Глава 6. Международный фестиваль (1957)
Международный фестиваль 1957 года впервые дал возможность советской публике познакомиться с современным зарубежным искусством. До смерти Сталина такой возможности людям предоставлено не было. Музей нового западного искусства был ликвидирован еще в 48-м, в университете лекции по истории зарубежного искусства кончались на импрессионизме, все музейные экспозиции (ГМИИ, Эрмитажа, Третьяковской галереи) обрывались на 80-х годах XIX века, ибо далее следовали лишь реакция и разложение. Правда, существовали за рубежом прогрессивные художники-коммунисты, вроде Андре Фужерона, Роквелла Кента, Диего Риверы, но и их искусство не отвечало жестким стандартам соцреализма. Теперь начиналось легкое шевеление в этой области — Хрущев явно заигрывал с так называемыми прогрессивными зарубежными кругами. В Москву приезжали Диего Ривера и Альфаро Сикейрос, и хотя первый был троцкист, а второй оголтелый сталинист, возглавлявший первое (неудавшееся) покушение на Троцкого, и оба были отнюдь не соцреалистами, в художественных кругах им был оказан воистину царский прием.

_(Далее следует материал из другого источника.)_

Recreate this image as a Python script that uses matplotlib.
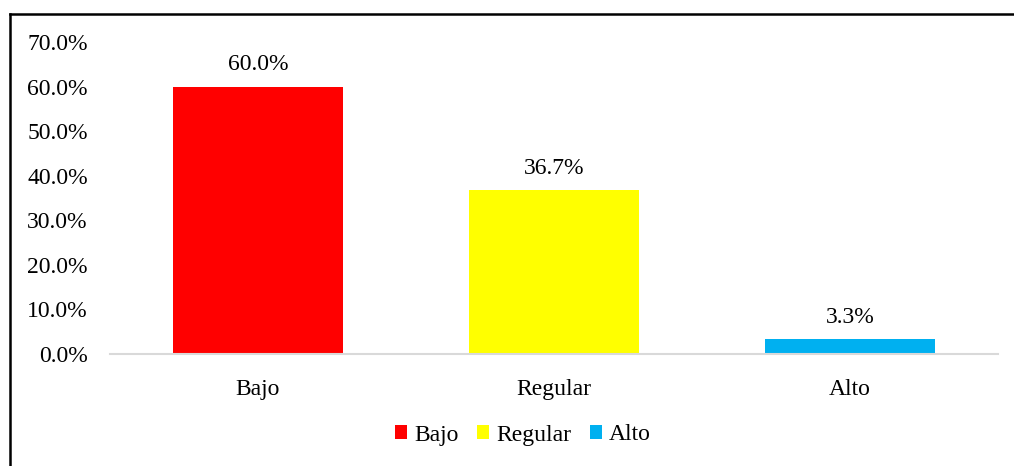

Из всего, что называлось тогда “прогрессивным современным искусством”, творчество мексиканских художников дальше всего отходило от канонов соцреализма. Очевидно, поэтому я и Инга Каретникова, с которой мы вместе учились, а потом работали в музее, заинтересовались и начали заниматься мексиканским искусством. В соавторстве мы написали большую статью в сборник “Современное изобразительное искусство капиталистических стран” (Москва, 1961) и неожиданно стали (за неимением прочих) специалистами в этой области. На огромной выставке “Искусство древней Мексики” 1963 года — первой, устроенной в Союзе на правительственном уровне — мы уже участвовали в устройстве экспозиции, вели занятия с экскурсоводами, я редактировал перевод каталога, Инга проводила по выставке Микояна…
Я тоже вел кого-то из членов ЦК (то ли Кириленко, то ли Кириченко). В узком проходе между витрин я обернулся к высокому гостю, чтобы пропустить его вперед, и вдруг почувствовал, что меня приподняли в воздух, повернули лицом в нужном направлении и опустили на пол; за мной стоял охранник с каменным лицом. Я нарушил этикет.
Занятие современным западным искусством еще казалось тогда делом небезопасным. Мало кто из искусствоведов занимался ХХ веком, а кто занимался, очевидно, не хотел рисковать. Поэтому меня в числе других сотрудников нашего музея командировали на работу в выставочных помещениях Международного фестиваля молодежи и студентов.
Международный фестиваль приоткрыл нам “окно в Европу”, и сквозь эту щель вместе со свежим воздухом свободы хлынул в Москву поток иностранцев. Меня разыскали в музее два молодых англичанина и сказали, что привезли мне подарок от моего старого друга Алека Дольберга, теперь проживающего в Лондоне. Мы вышли в Итальянский дворик, где было мало народа, и они вручили мне две книги: “Мрак в полдень” (в последнем русском переводе “Слепящая тьма”) Артура Кестлера и “Звериную ферму” Джорджа Орвелла — книги по тому времени криминальные. Мы стояли и беседовали у “Давида” Микеланджело, а в двух шагах торчал некий гражданин в штатском и внимательно прислушивался к нашему разговору. Когда я замешкался в поисках ручки, чтобы обменяться адресами, он любезно предложил мне свою. Я настолько увлекся содержанием этих книг, что сразу же начал их переводить, а потом читал переводы довольно широкому кругу друзей. Через какое-то время ко мне пришли два мальчика и, сославшись на кого-то из моих друзей, попросили дать им рукопись перевода “Мрака в полдень” Кестлера для перепечатки. Через несколько дней они принесли мне перепечатанный на машинке экземпляр. В дальнейших перипетиях судьбы мой экземпляр исчез, но другие ходили по Москве. Много лет спустя великий архивист Гарик Суперфин обнаружил один из них в столице (теперь он хранится в Восточно-Европейском архиве при Бременском университете).